Last month, Japan launched a satellite it described as "essential" to unlocking the mysteries of the universe. This weekend, that $US273 ($362) million satellite mysteriously disappeared, leaving behind only an ominous trail of debris and some cryptic messages. Hitomi was launched back on February 17 by Japan's Space Agency. It was a full-scale X-ray observatory, much of the equipment of which came from NASA, which was intended to do everything from exploring some of the mysteries of black holes to teaching us about the early evolution of galaxies. It was to be, in the words of JAXA, "the essential mission to solve mysteries of the universe in X-rays." Then, something -- an explosion, a collision or something else entirely -- changed Hitomi's course.
Things were initially looking so good after launch that JAXA renamed the satellite previously known just as ASTRO-H to Hitomi. "Hitomi refers to the aperture of the eye, the part where incoming light is absorbed," the agency explained. "From this, Hitomi reminds us of a black hole. We will observe Hitomi in the universe using the Hitomi satellite."
Hitomi was due to wake-up and start responding to ground communications this weekend. But then the Joint Space Operations Center, which tracks debris in our orbit, announced that they'd seen pieces of the satellite breaking up into space on Saturday. Things got even more complicated when JAXA confirmed early this morning that, well after the debris was spotted, they'd also been able to receive messages from Hitomi.

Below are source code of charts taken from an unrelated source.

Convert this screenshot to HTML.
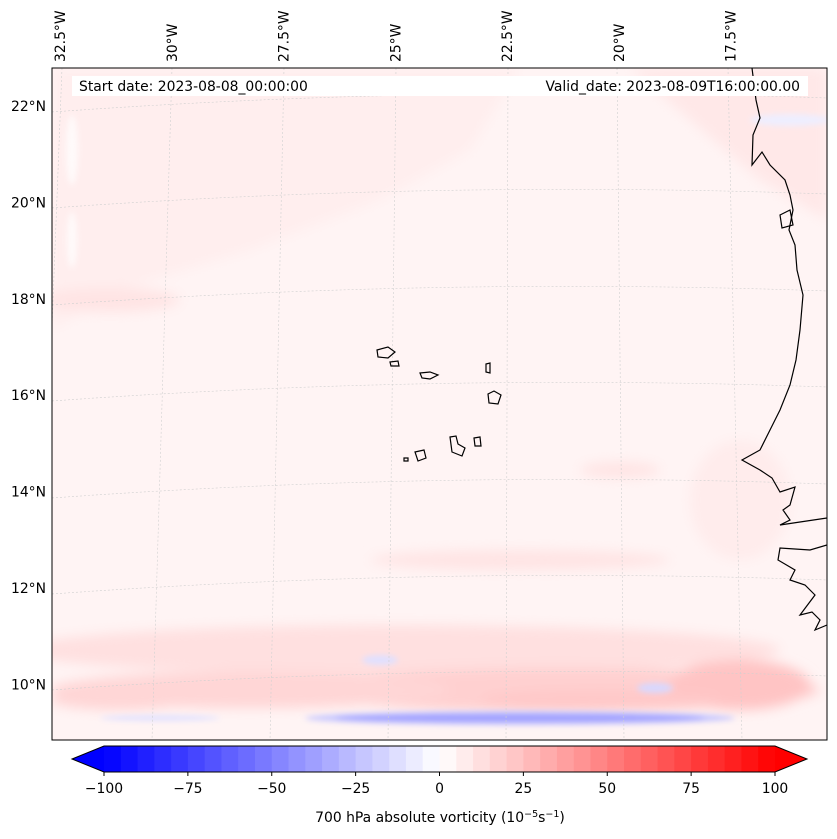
<!DOCTYPE html>
<html><head><meta charset="utf-8"><style>
html,body{margin:0;padding:0;background:#fff;}
svg{display:block;font-family:"DejaVu Sans","Liberation Sans",sans-serif;}
</style></head><body>
<svg id="fig" width="837" height="839" viewBox="0 0 837 839">
<defs>
<clipPath id="mapclip"><rect x="52" y="68" width="775" height="672"/></clipPath>
<filter id="blur6"><feGaussianBlur stdDeviation="6"/></filter>
<filter id="blur3"><feGaussianBlur stdDeviation="3"/></filter>
</defs>
<g id="map">
<rect x="52" y="68" width="775" height="672" fill="#fff4f4"/>
<g clip-path="url(#mapclip)">
<g filter="url(#blur6)" fill="#ffe4e4">
<path d="M52 68 L520 68 L470 150 L380 200 L250 250 L120 290 L52 330 Z" fill="#ffeeee"/>
<path d="M630 68 L827 68 L827 220 L760 180 Z" fill="#ffe8e8"/>
<ellipse cx="110" cy="300" rx="70" ry="12"/>
<ellipse cx="520" cy="560" rx="150" ry="10"/>
<ellipse cx="620" cy="470" rx="40" ry="8"/>
<ellipse cx="400" cy="650" rx="380" ry="25" fill="#ffe0e0"/>
<ellipse cx="560" cy="690" rx="260" ry="22" fill="#ffd0d0"/>
<ellipse cx="250" cy="690" rx="200" ry="18" fill="#ffd6d6"/>
<ellipse cx="740" cy="685" rx="70" ry="25" fill="#ffc4c4"/>
<ellipse cx="600" cy="700" rx="120" ry="10" fill="#ffc8c8"/>
<ellipse cx="120" cy="700" rx="70" ry="10" fill="#ffd6d6"/>
<ellipse cx="740" cy="500" rx="50" ry="60" fill="#ffecec"/>
</g>
<g filter="url(#blur3)">
<ellipse cx="72" cy="150" rx="6" ry="35" fill="#fffafa"/>
<ellipse cx="72" cy="240" rx="5" ry="28" fill="#fffafa"/>
<ellipse cx="520" cy="718" rx="215" ry="7" fill="#c8c8ff"/>
<ellipse cx="520" cy="718" rx="185" ry="4" fill="#a0a0ff"/>
<ellipse cx="160" cy="718" rx="60" ry="3" fill="#e2e2ff"/>
<ellipse cx="380" cy="660" rx="18" ry="5" fill="#e0e0ff"/>
<ellipse cx="655" cy="688" rx="18" ry="5" fill="#d8d8ff"/>
<ellipse cx="790" cy="120" rx="40" ry="6" fill="#eeeeff"/>
</g>
</g>
<g fill="none" stroke="#d0d0d0" stroke-width="0.6" stroke-dasharray="2,2" clip-path="url(#mapclip)">
<path d="M52 112 Q440 84 827 98"/><path d="M52 208 Q440 180 827 194"/><path d="M52 305 Q440 277 827 291"/>
<path d="M52 401 Q440 373 827 387"/><path d="M52 498 Q440 470 827 484"/><path d="M52 594 Q440 566 827 580"/>
<path d="M52 690 Q440 662 827 676"/>
<path d="M62 68 L36 740"/><path d="M172 68 L152 740"/><path d="M284 68 L270 740"/><path d="M396 68 L388 740"/>
<path d="M508 68 L506 740"/><path d="M617 68 L624 740"/><path d="M728 68 L742 740"/>
</g>
<g fill="none" stroke="#000" stroke-width="1.2" clip-path="url(#mapclip)">
<path d="M752 68 L756 100 L760 118 L753 135 L752 165 L762 152 L770 165 L785 180 L790 195 L793 210 L789 230 L795 245 L797 270 L803 295 L800 330 L796 360 L790 385 L780 410 L770 430 L760 450 L742 460 L760 470 L772 478 L780 492 L795 487 L790 505 L783 510 L790 520 L780 525 L800 522 L827 518"/>
<path d="M827 545 L810 550 L780 548 L778 560 L795 570 L790 580 L805 585 L815 595 L800 615 L812 612 L820 620 L815 630 L827 625"/>
<path d="M780 215 L790 210 L793 225 L782 228 Z"/>
<path d="M377 350 L388 347 L395 352 L388 358 L378 357 Z"/>
<path d="M390 362 L398 361 L399 366 L391 366 Z"/>
<path d="M420 373 L430 372 L438 375 L430 379 L422 378 Z"/>
<path d="M486 364 L490 363 L490 373 L486 372 Z"/>
<path d="M488 394 L494 391 L501 395 L498 404 L489 403 Z"/>
<path d="M450 437 L456 436 L458 444 L465 448 L462 456 L452 452 Z"/>
<path d="M474 438 L480 437 L481 446 L475 446 Z"/>
<path d="M415 452 L424 450 L426 458 L418 461 Z"/>
<path d="M404 458 L408 458 L408 461 L404 461 Z"/>
</g>
<rect x="52" y="68" width="775" height="672" fill="none" stroke="#000" stroke-width="1"/>
</g>
<rect x="72" y="76" width="736" height="20" fill="#fff"/>
<text x="79" y="91" font-size="13.9">Start date: 2023-08-08_00:00:00</text>
<text x="800" y="91" font-size="13.9" text-anchor="end">Valid_date: 2023-08-09T16:00:00.00</text>
<g id="latlabels" font-size="13.9" text-anchor="end"></g>
<g id="lonlabels" font-size="13.9"></g>
<g id="cbar"></g>
<text x="440" y="822" font-size="13.9" text-anchor="middle">700 hPa absolute vorticity (10<tspan baseline-shift="super" font-size="9.5">−5</tspan>s<tspan baseline-shift="super" font-size="9.5">−1</tspan>)</text>
</svg>
<script>
const latLabels = ["22°N","20°N","18°N","16°N","14°N","12°N","10°N"];
const latValues = [22,20,18,16,14,12,10];
const lonLabels = ["32.5°W","30°W","27.5°W","25°W","22.5°W","20°W","17.5°W"];
const lonValues = [-32.5,-30,-27.5,-25,-22.5,-20,-17.5];
const cbarLevels = [];
for (let v = -100; v < 100; v += 5) cbarLevels.push(v);
const cbarTicks = [-100,-75,-50,-25,0,25,50,75,100];
const cbarTickLabels = ["−100","−75","−50","−25","0","25","50","75","100"];
const NS = "http://www.w3.org/2000/svg";
function latY(lat){ return 106 + (22 - lat) * 48.2; }
function lonX(lon){ return 60 + (lon + 32.5) * 44.7; }
function cbX(v){ return 104 + (v + 100) / 200 * 671; }
function bwr(v){
  const t = (v + 100) / 200;
  let r,g,b;
  if (t < 0.5){ r = g = Math.round(t*2*255); b = 255; }
  else { r = 255; g = b = Math.round((1-t)*2*255); }
  return `rgb(${r},${g},${b})`;
}
const latG = document.getElementById('latlabels');
latValues.forEach((lat,i)=>{
  const t = document.createElementNS(NS,'text');
  t.setAttribute('x', 46); t.setAttribute('y', latY(lat)+5);
  t.textContent = latLabels[i];
  
  
  latG.appendChild(t);
});
const lonG = document.getElementById('lonlabels');
lonValues.forEach((lon,i)=>{
  const t = document.createElementNS(NS,'text');
  const x = lonX(lon) + 5;
  t.setAttribute('transform', `translate(${x},62) rotate(-90)`);
  t.textContent = lonLabels[i];
  
  
  lonG.appendChild(t);
});
const cb = document.getElementById('cbar');
cbarLevels.forEach(v=>{
  const r = document.createElementNS(NS,'rect');
  const x0 = cbX(v), x1 = cbX(v+5);
  r.setAttribute('x', x0); r.setAttribute('y', 746);
  r.setAttribute('width', x1-x0+0.5); r.setAttribute('height', 26);
  r.setAttribute('fill', bwr(v+2.5));
  
  
  cb.appendChild(r);
});
const lt = document.createElementNS(NS,'polygon');
lt.setAttribute('points', `${cbX(-100)},746 72,759 ${cbX(-100)},772`);
lt.setAttribute('fill', bwr(-105));


cb.appendChild(lt);
const rt = document.createElementNS(NS,'polygon');
rt.setAttribute('points', `${cbX(100)},746 807,759 ${cbX(100)},772`);
rt.setAttribute('fill', bwr(105));


cb.appendChild(rt);
const outline = document.createElementNS(NS,'polygon');
outline.setAttribute('points', `${cbX(-100)},746 ${cbX(100)},746 807,759 ${cbX(100)},772 ${cbX(-100)},772 72,759`);
outline.setAttribute('fill', 'none'); outline.setAttribute('stroke', '#000'); outline.setAttribute('stroke-width', '1');


cb.appendChild(outline);
cbarTicks.forEach((v,i)=>{
  const l = document.createElementNS(NS,'line');
  l.setAttribute('x1', cbX(v)); l.setAttribute('x2', cbX(v));
  l.setAttribute('y1', 772); l.setAttribute('y2', 776);
  l.setAttribute('stroke', '#000');
  
  
  cb.appendChild(l);
  const t = document.createElementNS(NS,'text');
  t.setAttribute('x', cbX(v)); t.setAttribute('y', 793);
  t.setAttribute('font-size', '13.9'); t.setAttribute('text-anchor', 'middle');
  t.textContent = cbarTickLabels[i];
  
  
  cb.appendChild(t);
});
</script>
</body></html>
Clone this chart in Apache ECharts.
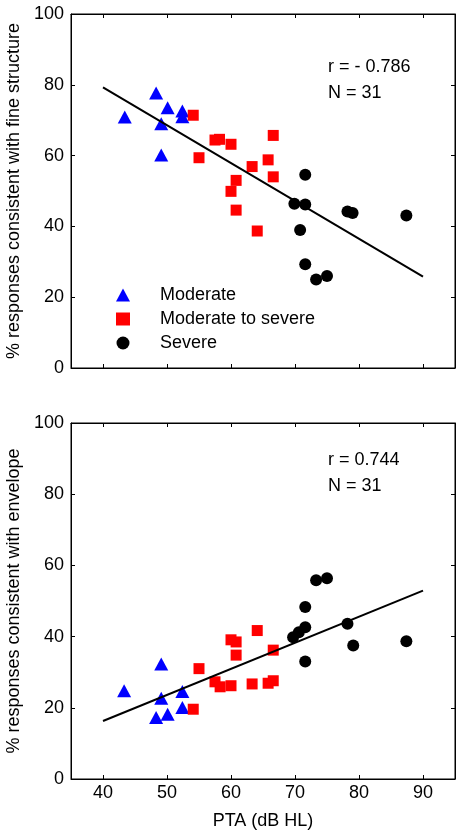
<!DOCTYPE html>
<html>
<head>
<meta charset="utf-8">
<script src="https://cdn.jsdelivr.net/npm/echarts@6/dist/echarts.min.js"></script>
<style>html,body{margin:0;padding:0;background:#fff;}#c{width:462px;height:834px;}</style>
</head>
<body>
<div id="c"></div>
<script>
var xTicks = [40, 50, 60, 70, 80, 90];
var seriesNames = ['Moderate', 'Moderate to severe', 'Severe'];

// Top panel: fine structure
var fsModX = [43.4, 48.3, 50.1, 52.4, 52.4, 49.1, 49.1];
var fsModY = [70.9, 77.7, 73.5, 72.6, 71.0, 69.0, 60.2];
var fsMsX = [54.1, 57.5, 58.2, 60.0, 66.6, 55.0, 63.3, 65.8, 66.6, 60.8, 60.0, 60.8, 64.1];
var fsMsY = [71.4, 64.4, 64.6, 63.2, 65.7, 59.4, 56.9, 58.8, 54.0, 53.0, 49.9, 44.6, 38.7];
var fsSevX = [71.6, 69.9, 71.6, 78.2, 79.0, 87.4, 70.8, 71.6, 73.3, 75.0];
var fsSevY = [54.6, 46.4, 46.2, 44.2, 43.8, 43.1, 39.0, 29.3, 25.0, 26.0];
var fsFitX = [40, 90];
var fsFitY = [79.3, 25.8];

// Bottom panel: envelope
var envModX = [43.3, 49.1, 49.1, 52.4, 48.3, 50.1, 52.4];
var envModY = [24.8, 32.3, 22.7, 24.6, 17.3, 18.2, 20.1];
var envMsX = [55.0, 54.1, 57.5, 58.3, 60.0, 60.0, 60.8, 60.8, 64.1, 63.3, 65.8, 66.6, 66.6];
var envMsY = [31.0, 19.6, 27.3, 25.9, 26.2, 39.1, 38.5, 34.8, 41.7, 26.7, 26.9, 27.6, 36.2];
var envSevX = [73.3, 75.0, 71.6, 71.6, 70.6, 69.7, 78.2, 79.1, 87.4, 71.6];
var envSevY = [55.8, 56.4, 48.3, 42.6, 41.2, 39.8, 43.6, 37.5, 38.7, 33.0];
var envFitX = [40, 90];
var envFitY = [16.3, 52.9];

var statTexts = [['r = - 0.786', 'N = 31'], ['r = 0.744', 'N = 31']];

function zip(xs, ys) { return xs.map(function (x, i) { return [x, ys[i]]; }); }

var FONT = 'Liberation Sans, Arial, Helvetica, sans-serif';
var FS = 18;

function xAxes(gi, showLabels) {
  var base = {
    type: 'value', gridIndex: gi, min: 35, max: 95,
    splitLine: { show: false },
    axisLine: { show: true, onZero: false, lineStyle: { color: '#000', width: 1 } }
  };
  var bottom = Object.assign({}, base, {
    position: 'bottom',
    axisTick: { show: true, inside: true, length: 4, customValues: xTicks, lineStyle: { color: '#000' } },
    axisLabel: { show: showLabels, customValues: xTicks, color: '#000', fontSize: FS, fontFamily: FONT, margin: 5 },
    name: showLabels ? 'PTA (dB HL)' : '',
    nameLocation: 'middle', nameGap: 33,
    nameTextStyle: { color: '#000', fontSize: FS, fontFamily: FONT }
  });
  var top = Object.assign({}, base, {
    position: 'top',
    axisTick: { show: true, inside: true, length: 4, customValues: xTicks, lineStyle: { color: '#000' } },
    axisLabel: { show: false, customValues: xTicks }
  });
  return [bottom, top];
}
function yAxes(gi, name) {
  var base = {
    type: 'value', gridIndex: gi, min: 0, max: 100, interval: 20,
    splitLine: { show: false },
    axisLine: { show: true, onZero: false, lineStyle: { color: '#000', width: 1 } },
    axisTick: { show: true, inside: true, length: 4, lineStyle: { color: '#000' } }
  };
  var left = Object.assign({}, base, {
    position: 'left',
    axisLabel: { color: '#000', fontSize: FS, fontFamily: FONT, margin: 7 },
    name: name, nameLocation: 'middle', nameGap: 46,
    nameTextStyle: { color: '#000', fontSize: FS, fontFamily: FONT }
  });
  var right = Object.assign({}, base, { position: 'right', axisLabel: { show: false } });
  return [left, right];
}

var xa = xAxes(0, false).concat(xAxes(1, true));
var ya = yAxes(0, '% responses consistent with fine structure').concat(yAxes(1, '% responses consistent with envelope'));

function scat(name, data, xi, yi) {
  var st = { 'Moderate': { symbol: 'triangle', size: [14, 13], color: '#0000ff' },
             'Moderate to severe': { symbol: 'rect', size: 11, color: '#ff0000' },
             'Severe': { symbol: 'circle', size: 12, color: '#000000' } }[name];
  return { type: 'scatter', name: name, xAxisIndex: xi, yAxisIndex: yi, data: data,
    symbol: st.symbol, symbolSize: st.size, itemStyle: { color: st.color, opacity: 1 }, z: 2,
    emphasis: { disabled: true } };
}
function fit(data, xi, yi) {
  return { type: 'line', data: data, xAxisIndex: xi, yAxisIndex: yi, showSymbol: false,
    lineStyle: { color: '#000', width: 2 }, z: 3, silent: true };
}
function frame(xi, yi) {
  // empty series so the mirrored (top/right) axes are active
  return { type: 'scatter', data: [], xAxisIndex: xi, yAxisIndex: yi, silent: true };
}

var series = [
  scat('Moderate', zip(fsModX, fsModY), 0, 0),
  scat('Moderate to severe', zip(fsMsX, fsMsY), 0, 0),
  scat('Severe', zip(fsSevX, fsSevY), 0, 0),
  fit(zip(fsFitX, fsFitY), 0, 0),
  scat('Moderate', zip(envModX, envModY), 2, 2),
  scat('Moderate to severe', zip(envMsX, envMsY), 2, 2),
  scat('Severe', zip(envSevX, envSevY), 2, 2),
  fit(zip(envFitX, envFitY), 2, 2),
  frame(1, 1),
  frame(3, 3)
];

function statGraphic(lines, top) {
  return {
    type: 'text', left: 328, top: top,
    style: { text: lines.join('\n'), font: FS + 'px ' + FONT, fill: '#000', lineHeight: 26 }
  };
}

var gridBase = { left: 71, width: 384, show: true, borderColor: '#000', borderWidth: 1,
  backgroundColor: 'transparent', containLabel: false, outerBoundsMode: 'none' };

var chart = echarts.init(document.getElementById('c'), null, { renderer: 'canvas' });
chart.setOption({
  animation: false,
  backgroundColor: '#fff',
  grid: [
    Object.assign({}, gridBase, { top: 14, height: 354 }),
    Object.assign({}, gridBase, { top: 423, height: 356 })
  ],
  xAxis: xa,
  yAxis: ya,
  legend: {
    data: [
      { name: 'Moderate', icon: 'triangle', itemStyle: { opacity: 1 } },
      { name: 'Moderate to severe', icon: 'rect', itemStyle: { opacity: 1 } },
      { name: 'Severe', icon: 'circle', itemStyle: { opacity: 1 } }
    ],
    orient: 'vertical', left: 111, top: 280, itemGap: 4,
    itemWidth: 14, itemHeight: 13,
    textStyle: { color: '#000', fontSize: FS, fontFamily: FONT, lineHeight: 20, padding: [0, 0, 0, 25] },
    selectedMode: false
  },
  graphic: [statGraphic(statTexts[0], 54), statGraphic(statTexts[1], 447)],
  series: series
});
</script>
</body>
</html>
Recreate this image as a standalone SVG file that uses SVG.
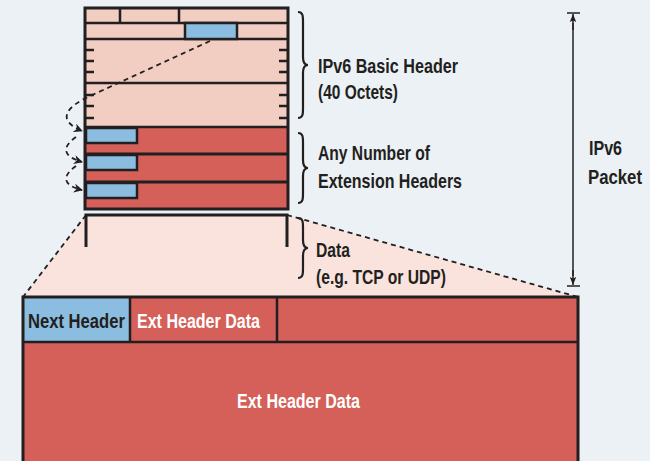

Hitomi artist's concept / JAXA
These messages from a ghost satellite (free idea, movie executives) are not quite as spooky as they seem. Space equipment can be remarkably durable. As the Harvard-Smithsonian Center for Astrophysics' Jonathan McDowell pointed out, simply seeing debris doesn't mean the satellite has completely broken down. Even while losing pieces, Hitomi could have still held enough of itself together to keep transmitting. Either way, whatever configuration allowed the broken satellite to respond is apparently over; the satellite hasn't responded to any of the latest attempts to get in touch.
JAXA has set up an emergency team to look for the satellite and says that it still hopes it can be recovered. Although, they're not currently getting any signal from the disappeared satellite, the short response they received shortly after it started breaking-up at least gives them a good hint of where to start. Still, space is big, and just what happened to silence the satellite is still a mystery. Recovery is no easy proposition.